There is a definite down-side to the decision to fly final at a higher airspeed. That airspeed needs to bleed off sometime prior to landing. I find personally in the lower-performance airplanes I can bleed off the airspeed easily on short final by lowering the flaps. And I will be ready to make the trim changes that will be required with decreasing airspeed. Please note: this is a technique for the low and slow crowd. When flying a retractable-gear airplane, I will always have the gear down prior to the FAF and I will extend the flaps at least to the “approach” position prior to the final approach fix.. (More on flaps later.
Straight-in approach or circling? This relates back to flap and gear position decisions when leaving the FAF. If I am planning on flying a circling approach in a low performance aircraft, I will leave flaps up. If I am flying a high-performance aircraft, I will lower (and check) the gear and I will lower the flaps to “approach” prior to the FAF. In either case, I will lower the flaps to full (if required) when I roll out on final, in a position to land.

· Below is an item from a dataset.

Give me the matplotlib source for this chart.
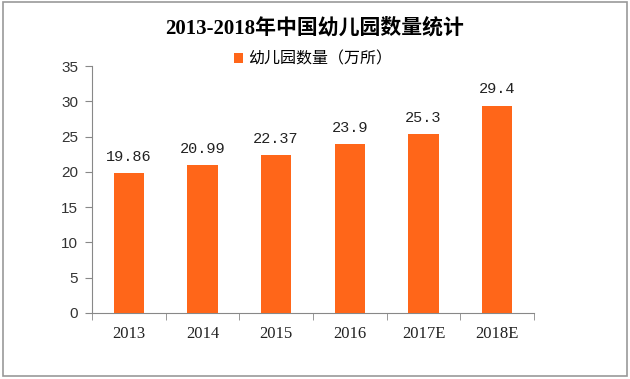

Passengers on board? Another pilot in the right seat? With another qualified pilot, one pilot can fly the approach, and the other can call altitudes and perform other co-pilot tasks (radio calls, frequency changes, etc.) The pilot not flying is also the pilot looking for the runway environment. When the runway is in sight, the pilot not flying announces “runway in sight”, takes over and lands. Otherwise, the pilot not flying calls the missed approach point and flying pilot stays on the gauges and executes the missed approach. Do not expect this procedure to work if the pilot not flying has not been fully briefed on his duties or if he is not proficient in landing in inclement weather. There are other variations on this, of course. The most important aspect of a two-pilot procedure is that both pilots must understand their roles.
So what if the right seat passenger is not a qualified pilot? You still have some great options. Before you leave the FAF, you should have a good idea of the ceiling and visibility to expect. Tell you your passenger to let you know when you expect to break out of the clouds, and what you expect to see. I ask my passengers to tell me when they see the ground and when they see runway lights. I also tell them what the runway environment should look like when they see it. (aligned with runway, angling toward it, etc.) By utilizing my passenger, I can get a bit of comfort when I break out of the clouds when expected, and I don’t have to switch my vision from instruments to outside quite so soon. One of the most critical points in the approach is the switch from instruments to visual, so it is best not to put yourself in a position where you have to continuously go back and forth between inside and outside unless you really have to..
Reminders – altitudes, times, and airspeeds. One of the luxuries of a crew environment is having someone else set frequencies, talk on the radio, and remind you of timings and altitudes and dme’s. When I have a person qualified to do so, I ask that person to call all of my checkpoints and altitudes. (Hint. You want a reminder when approaching a point or an altitude, not when you just went past it.)